Hating Coldplay. Yes, music also evokes feelings like this.

 

Social Distortion covering Johnny Cash’s Ring of Fire during an acoustic performance. Watching a hard core surf punk band play an acoustic set, actually punking punk…and watching the people around me not get the significance of what was happening.

 

These are but a few of the broadly diverse things that define my love for music. I write these down in hopes that my children will read them someday. When they do I want them to understand the importance of music in my life. And, my hope is that as they go through theirs they will share this deep love through experiences of their own.

 

What do you love about music?

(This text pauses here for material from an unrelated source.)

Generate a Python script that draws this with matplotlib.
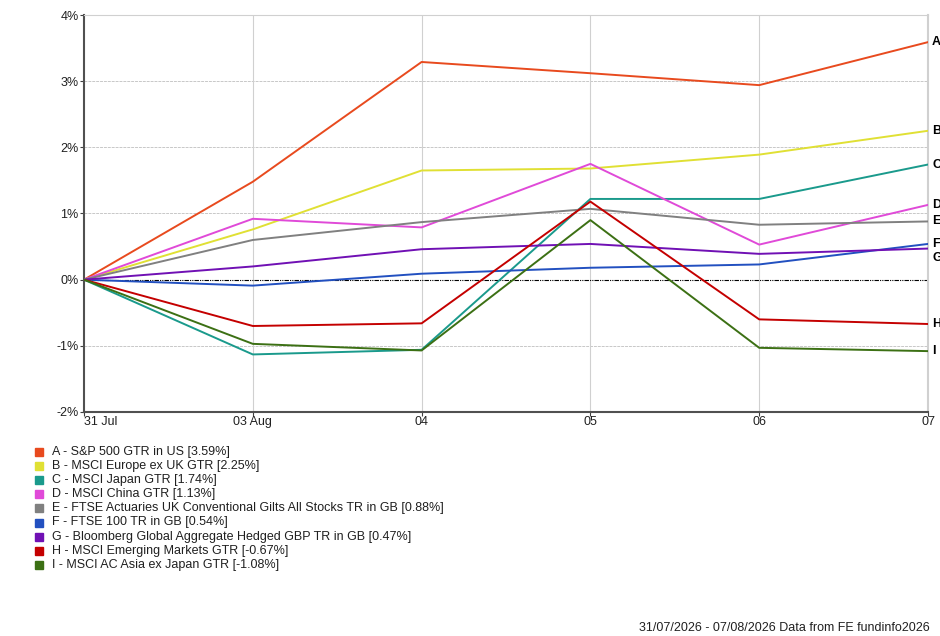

Take some time sometime soon to remind your self why you love music. Once you do, please do something positive to keep music alive, remembering it is vital to our culture. Do something for our kids. Support them playing an instrument, forming a garage band, banging on a drum kit, singing in the chorus at school or the choir at church. Remind others of its importance. Share with others why you love it. Use music to start a conversation with someone you don’t know.

 

Music can (and will) save us from ourselves and from the mess that surrounds us.

 

Use music to escape, to find inner peace. Remember why you love music and you will find it.

 

Yes, music makes us all a little bit better.

 

 

Stay tuned…..

 

 


Responses

  1. jaydiohead is awesome, i really love it and think everyone should check it out! you can get it free @ http://www.jaydiohead.com !!!

  2. Very cool to read someone else’s personal life soundtrack. I love that you exposed the intimate and personal as well as the ones that would get you a “me, too” from the guys. Nice and honest. GREAT piece.

  3. This piece was incredible. I’m writing an essay for my English class and was looking for inspiration and stumbled upon this. Although I know that there are plenty of people that love music as much as I do I’ve never had it put as well as this was. Reading this I now know for certain that producing music is exactly what I want to do with my life as a career. So thank you for providing me with exactly what I needed.

  4. Lauren – Thanks a bunch for the nice comments. I think that was the nicest comment has ever made on my blog. I truly appreciate it. Best of luck on your English paper and your pursuit of becoming a record producer.

  5. i love music. i feel complete when i hear my favorite songs.

  6. Nice post!

    I believe the answer is that music is the sonic expression of emotion or feelings. The listener then gets similar emotions provoked inside them (good and bad) and are invited along for the ride. Understandably most people like to feel good emotions. On the other hand some people like… (read – feel comfortable) re-experiencing bad emotions even though they won’t consciously admit it.

    Personally I find music is a great distraction from the sometimes harsh reality of the world.